▶ **RECORDS TO PROCESS**
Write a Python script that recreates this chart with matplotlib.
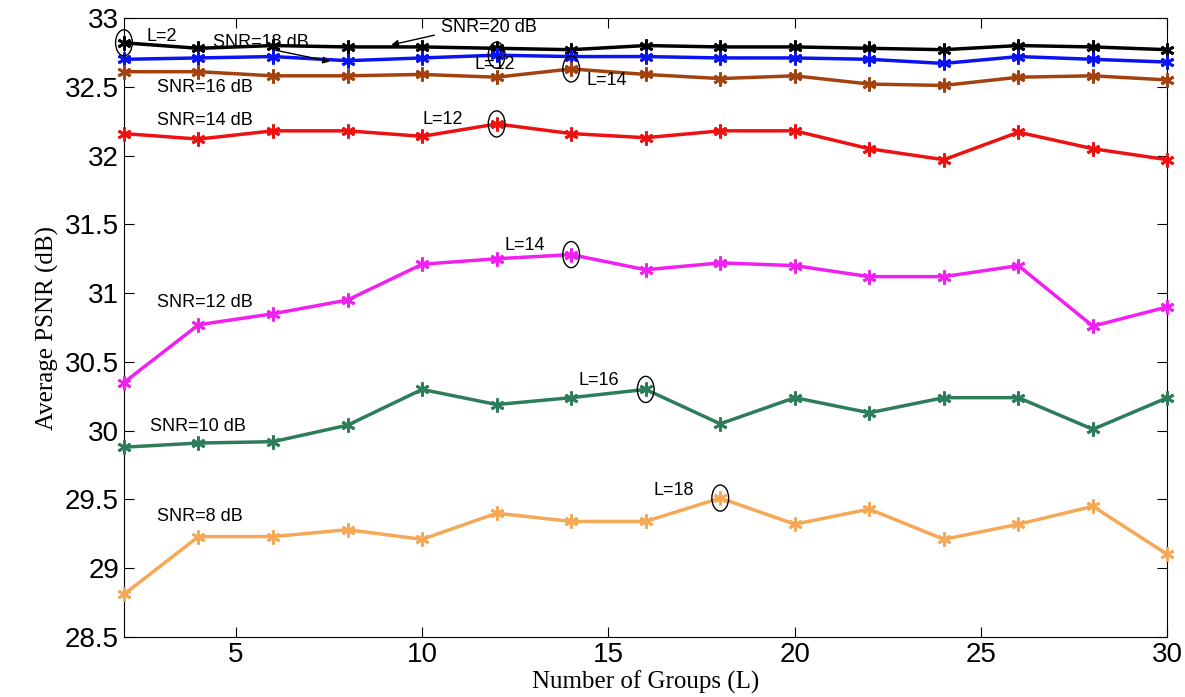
import matplotlib
matplotlib.use('Agg')
import matplotlib.pyplot as plt
from matplotlib.patches import Ellipse

# number of groups L
groups = [2, 4, 6, 8, 10, 12, 14, 16, 18, 20, 22, 24, 26, 28, 30]

# average PSNR (dB) per SNR
psnr_20 = [32.82, 32.78, 32.80, 32.79, 32.79, 32.78, 32.77, 32.80, 32.79, 32.79, 32.78, 32.77, 32.80, 32.79, 32.77]
psnr_18 = [32.70, 32.71, 32.72, 32.69, 32.71, 32.73, 32.72, 32.72, 32.71, 32.71, 32.70, 32.67, 32.72, 32.70, 32.68]
psnr_16 = [32.61, 32.61, 32.58, 32.58, 32.59, 32.57, 32.63, 32.59, 32.56, 32.58, 32.52, 32.51, 32.57, 32.58, 32.55]
psnr_14 = [32.16, 32.12, 32.18, 32.18, 32.14, 32.23, 32.16, 32.13, 32.18, 32.18, 32.05, 31.97, 32.17, 32.05, 31.97]
psnr_12 = [30.35, 30.77, 30.85, 30.95, 31.21, 31.25, 31.28, 31.17, 31.22, 31.20, 31.12, 31.12, 31.20, 30.76, 30.90]
psnr_10 = [29.88, 29.91, 29.92, 30.04, 30.30, 30.19, 30.24, 30.30, 30.05, 30.24, 30.13, 30.24, 30.24, 30.01, 30.24]
psnr_8 = [28.81, 29.23, 29.23, 29.28, 29.21, 29.40, 29.34, 29.34, 29.51, 29.32, 29.43, 29.21, 29.32, 29.45, 29.10]

series = [
    (psnr_20, 'black'),
    (psnr_18, '#0a14f0'),
    (psnr_16, '#a3420f'),
    (psnr_14, '#ee1111'),
    (psnr_12, '#f020f0'),
    (psnr_10, '#2e7d5a'),
    (psnr_8, '#f5a855'),
]

fig = plt.figure(figsize=(11.85, 6.97), dpi=100)
ax = fig.add_axes([0.1046, 0.0861, 0.8806, 0.888])

for vals, col in series:
    ax.plot(groups, vals, color=col, lw=2.5, marker=(6, 2, 0), ms=10, mew=2, clip_on=False, zorder=3)

ax.set_xlim(2, 30)
ax.set_ylim(28.5, 33)
ax.set_xticks([5, 10, 15, 20, 25, 30])
ax.set_yticks([28.5, 29, 29.5, 30, 30.5, 31, 31.5, 32, 32.5, 33])
ax.set_yticklabels(['28.5', '29', '29.5', '30', '30.5', '31', '31.5', '32', '32.5', '33'])
ax.tick_params(direction='in', top=True, right=True, length=7, labelsize=20)
for lab in ax.get_xticklabels() + ax.get_yticklabels():
    lab.set_family('Liberation Sans')

ax.set_xlabel('Number of Groups (L)', family='Liberation Serif', fontsize=18, labelpad=2)
ax.set_ylabel('Average PSNR (dB)', family='Liberation Serif', fontsize=18, labelpad=4)

tk = dict(fontsize=13, family='Liberation Sans')

# SNR labels
ax.text(10.5, 32.9, 'SNR=20 dB', **tk)
ax.annotate('', xy=(9.1, 32.80), xytext=(10.4, 32.88),
            arrowprops=dict(arrowstyle='-|>', color='black', lw=1))
ax.text(4.4, 32.79, 'SNR=18 dB', **tk)
ax.annotate('', xy=(7.6, 32.68), xytext=(6.0, 32.77),
            arrowprops=dict(arrowstyle='-|>', color='black', lw=1))
ax.text(2.9, 32.46, 'SNR=16 dB', **tk)
ax.text(2.9, 32.22, 'SNR=14 dB', **tk)
ax.text(2.9, 30.90, 'SNR=12 dB', **tk)
ax.text(2.7, 30.0, 'SNR=10 dB', **tk)
ax.text(2.9, 29.34, 'SNR=8 dB', **tk)

# highlighted best points
ax.text(2.6, 32.83, 'L=2', **tk)
ax.text(11.4, 32.63, 'L=12', **tk)
ax.text(14.4, 32.51, 'L=14', **tk)
ax.text(10.0, 32.23, 'L=12', **tk)
ax.text(12.2, 31.31, 'L=14', **tk)
ax.text(14.2, 30.33, 'L=16', **tk)
ax.text(16.2, 29.53, 'L=18', **tk)

marks = [(2, psnr_20[0]), (12, psnr_18[5]), (14, psnr_16[6]), (12, psnr_14[5]),
         (14, psnr_12[6]), (16, psnr_10[7]), (18, psnr_8[8])]
for mx, my in marks:
    ax.add_patch(Ellipse((mx, my), 0.45, 0.19, fill=False, ec='black', lw=1, clip_on=False, zorder=4))

fig.savefig('out.png', dpi=100)
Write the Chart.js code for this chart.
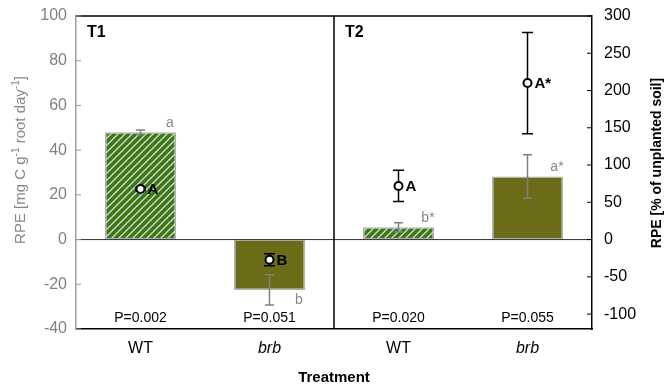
<!DOCTYPE html>
<html>
<head>
<meta charset="utf-8">
<script src="https://cdn.jsdelivr.net/npm/chart.js@4.4.1/dist/chart.umd.min.js"></script>
<style>
  html, body { margin: 0; padding: 0; background: #fff; }
  #wrap { width: 665px; height: 389px; }
</style>
</head>
<body>
<div id="wrap"><canvas id="rpe"></canvas></div>
<script>
// treatments, first pair is T1, second pair is T2
const treatments = ['WT', 'brb', 'WT', 'brb'];
const panels = ['T1', 'T2'];
// RPE [mg C g-1 root day-1] -> bars, left axis
const rpeAbs = [48, -22.5, 5.5, 28.2];
const rpeAbsErr = [1, 6.8, 2, 9.7];
const rpeAbsLetters = ['a', 'b', 'b*', 'a*'];
// RPE [% of unplanted soil] -> circles, right axis
const rpeRel = [68, -27, 72, 210];
const rpeRelErr = [2, 8, 21, 68];
const rpeRelLetters = ['A', 'B', 'A', 'A*'];
const pValues = ['P=0.002', 'P=0.051', 'P=0.020', 'P=0.055'];
const leftTicks = [-40, -20, 0, 20, 40, 60, 80, 100];
const rightTicks = [-100, -50, 0, 50, 100, 150, 200, 250, 300];

const FONT = "'Liberation Sans', Arial, sans-serif";
Chart.defaults.font.family = FONT;

// green with light diagonal stripes for WT
function hatch() {
    const c = document.createElement('canvas');
    c.width = 7; c.height = 7;
    const g = c.getContext('2d');
    g.fillStyle = '#3a7814';
    g.fillRect(0, 0, 7, 7);
    g.strokeStyle = '#dadada';
    g.lineWidth = 1.3;
    g.beginPath();
    g.moveTo(-1, 8); g.lineTo(8, -1);
    g.moveTo(-1, 1); g.lineTo(1, -1);
    g.moveTo(6, 8); g.lineTo(8, 6);
    g.stroke();
    return g.createPattern(c, 'repeat');
}
const wtFill = hatch();
const brbFill = '#6b6b18';

function errBar(ctx, x, y1, y2, half) {
    ctx.beginPath();
    ctx.moveTo(x, y1); ctx.lineTo(x, y2);
    ctx.moveTo(x - half, y1); ctx.lineTo(x + half, y1);
    ctx.moveTo(x - half, y2); ctx.lineTo(x + half, y2);
    ctx.stroke();
}

const overlay = {
    id: 'overlay',
    afterDatasetDraw(chart, args) {
        if (args.index !== 0) return;
        const {ctx, scales: {y}} = chart;
        ctx.save();
        // zero line
        const a = chart.chartArea;
        const y0 = y.getPixelForValue(0);
        ctx.strokeStyle = '#333';
        ctx.lineWidth = 1;
        ctx.beginPath(); ctx.moveTo(a.left, y0); ctx.lineTo(a.right, y0); ctx.stroke();
        // bar error bars + letters
        ctx.strokeStyle = '#808080';
        ctx.lineWidth = 1.5;
        ctx.fillStyle = '#888';
        ctx.font = '14px ' + FONT;
        ctx.textAlign = 'center';
        ctx.textBaseline = 'middle';
        chart.getDatasetMeta(0).data.forEach((bar, i) => {
            const v = rpeAbs[i], e = rpeAbsErr[i];
            errBar(ctx, bar.x, y.getPixelForValue(v + e), y.getPixelForValue(v - e), 4.5);
            const ly = v >= 0 ? bar.y - 9 : bar.y + 10;
            ctx.fillText(rpeAbsLetters[i], bar.x + bar.width / 2 - 6, ly);
        });
        ctx.restore();
    },
    beforeDatasetDraw(chart, args) {
        if (args.index !== 1) return;
        const {ctx, scales: {y2}} = chart;
        ctx.save();
        ctx.strokeStyle = '#000';
        ctx.lineWidth = 1.5;
        chart.getDatasetMeta(1).data.forEach((pt, i) => {
            const v = rpeRel[i], e = rpeRelErr[i];
            errBar(ctx, pt.x, y2.getPixelForValue(v + e), y2.getPixelForValue(v - e), 5.5);
        });
        ctx.restore();
    },
    afterDatasetsDraw(chart) {
        const {ctx, chartArea: a, scales: {x, y, y2}} = chart;
        ctx.save();
        // point letters
        ctx.fillStyle = '#000';
        ctx.font = 'bold 15px ' + FONT;
        ctx.textAlign = 'left';
        ctx.textBaseline = 'middle';
        chart.getDatasetMeta(1).data.forEach((pt, i) => {
            ctx.fillText(rpeRelLetters[i], pt.x + 7, pt.y + 1);
        });

        // frame: top line and panel divider
        const xd = (x.getPixelForValue(1) + x.getPixelForValue(2)) / 2;
        ctx.strokeStyle = '#000';
        ctx.lineWidth = 1.5;
        ctx.beginPath();
        ctx.moveTo(a.left, a.top); ctx.lineTo(a.right, a.top);
        ctx.moveTo(xd, a.top); ctx.lineTo(xd, a.bottom);
        ctx.stroke();

        // inward ticks
        ctx.lineWidth = 1;
        ctx.strokeStyle = '#999';
        leftTicks.forEach(v => {
            const py = y.getPixelForValue(v);
            ctx.beginPath(); ctx.moveTo(a.left, py); ctx.lineTo(a.left + 5, py); ctx.stroke();
        });
        ctx.strokeStyle = '#000';
        rightTicks.forEach(v => {
            const py = y2.getPixelForValue(v);
            ctx.beginPath(); ctx.moveTo(a.right - 5, py); ctx.lineTo(a.right, py); ctx.stroke();
        });

        // panel names
        ctx.font = 'bold 16px ' + FONT;
        ctx.fillText(panels[0], a.left + 11, a.top + 17);
        ctx.fillText(panels[1], xd + 11, a.top + 17);

        // P values
        ctx.font = '14px ' + FONT;
        ctx.textAlign = 'center';
        pValues.forEach((p, i) => ctx.fillText(p, x.getPixelForValue(i), a.bottom - 11));

        // left axis title (with superscripts)
        const parts = [['RPE [mg C g', 0], ['-1', 1], [' root day', 0], ['-1', 1], [']', 0]];
        const fMain = '15px ' + FONT, fSup = '10px ' + FONT;
        let total = 0;
        parts.forEach(([t, s]) => { ctx.font = s ? fSup : fMain; total += ctx.measureText(t).width; });
        ctx.save();
        ctx.translate(21, 160);
        ctx.rotate(-Math.PI / 2);
        ctx.fillStyle = '#888';
        ctx.textAlign = 'left';
        let cx = -total / 2;
        parts.forEach(([t, s]) => {
            ctx.font = s ? fSup : fMain;
            ctx.fillText(t, cx, s ? -5 : 0);
            cx += ctx.measureText(t).width;
        });
        ctx.restore();

        // right axis title
        ctx.save();
        ctx.translate(657, 163);
        ctx.rotate(-Math.PI / 2);
        ctx.font = 'bold 14px ' + FONT;
        ctx.textAlign = 'center';
        ctx.fillStyle = '#000';
        ctx.fillText('RPE [% of unplanted soil]', 0, 0);
        ctx.restore();

        ctx.restore();
    }
};

function fixY(width) {
    return s => {
        s.width = width;
        s.paddingTop = 0;
        s.paddingBottom = 0;
    };
}

new Chart(document.getElementById('rpe'), {
    type: 'bar',
    data: {
        labels: treatments,
        datasets: [
            {
                label: 'RPE (mg C)',
                data: rpeAbs,
                yAxisID: 'y',
                order: 2,
                backgroundColor: [wtFill, brbFill, wtFill, brbFill],
                borderColor: '#b0b0b0',
                borderWidth: 1.5,
                borderSkipped: false,
                barPercentage: 0.55,
                categoryPercentage: 1
            },
            {
                type: 'line',
                label: 'RPE (%)',
                data: rpeRel,
                yAxisID: 'y2',
                order: 1,
                showLine: false,
                pointRadius: 4,
                pointBorderWidth: 2,
                pointBackgroundColor: '#fff',
                pointBorderColor: '#000'
            }
        ]
    },
    options: {
        responsive: true,
        maintainAspectRatio: false,
        devicePixelRatio: 1,
        animation: false,
        layout: { padding: { top: 16 } },
        plugins: {
            legend: { display: false },
            tooltip: { enabled: false }
        },
        scales: {
            x: {
                offset: true,
                grid: { display: false, drawTicks: false },
                border: { color: '#000', width: 1.5 },
                ticks: {
                    color: '#000',
                    padding: 10,
                    font: c => ({ family: FONT, size: 16, style: c.index % 2 ? 'italic' : 'normal' })
                },
                title: {
                    display: true,
                    text: 'Treatment',
                    color: '#000',
                    font: { size: 15, weight: 'bold' },
                    padding: { top: 0, bottom: 2 }
                },
                afterFit: s => { s.height = 60; s.paddingLeft = 0; s.paddingRight = 0; }
            },
            y: {
                position: 'left',
                min: -40,
                max: 100,
                afterBuildTicks: s => { s.ticks = leftTicks.map(v => ({ value: v })); },
                grid: { display: false, drawTicks: false },
                border: { color: '#a0a0a0', width: 1.5 },
                ticks: { color: '#808080', padding: 9, font: { size: 16 } },
                afterFit: fixY(76)
            },
            y2: {
                position: 'right',
                min: -120,
                max: 300,
                afterBuildTicks: s => { s.ticks = rightTicks.map(v => ({ value: v })); },
                grid: { display: false, drawTicks: false },
                border: { color: '#000', width: 1.5 },
                ticks: { color: '#000', padding: 12, font: { size: 16 } },
                afterFit: fixY(73)
            }
        }
    },
    plugins: [overlay]
});
</script>
</body>
</html>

▶ **WHAT YOU SHOULD DO**
Print everything from the line with "Write the Chart.js code for this chart." down to the line with "200, 250, 300];", both included, exactly as written and without the pictures.

▶ **EXERCISE RESPONSE**
Write the Chart.js code for this chart.
<!DOCTYPE html>
<html>
<head>
<meta charset="utf-8">
<script src="https://cdn.jsdelivr.net/npm/chart.js@4.4.1/dist/chart.umd.min.js"></script>
<style>
  html, body { margin: 0; padding: 0; background: #fff; }
  #wrap { width: 665px; height: 389px; }
</style>
</head>
<body>
<div id="wrap"><canvas id="rpe"></canvas></div>
<script>
// treatments, first pair is T1, second pair is T2
const treatments = ['WT', 'brb', 'WT', 'brb'];
const panels = ['T1', 'T2'];
// RPE [mg C g-1 root day-1] -> bars, left axis
const rpeAbs = [48, -22.5, 5.5, 28.2];
const rpeAbsErr = [1, 6.8, 2, 9.7];
const rpeAbsLetters = ['a', 'b', 'b*', 'a*'];
// RPE [% of unplanted soil] -> circles, right axis
const rpeRel = [68, -27, 72, 210];
const rpeRelErr = [2, 8, 21, 68];
const rpeRelLetters = ['A', 'B', 'A', 'A*'];
const pValues = ['P=0.002', 'P=0.051', 'P=0.020', 'P=0.055'];
const leftTicks = [-40, -20, 0, 20, 40, 60, 80, 100];
const rightTicks = [-100, -50, 0, 50, 100, 150, 200, 250, 300];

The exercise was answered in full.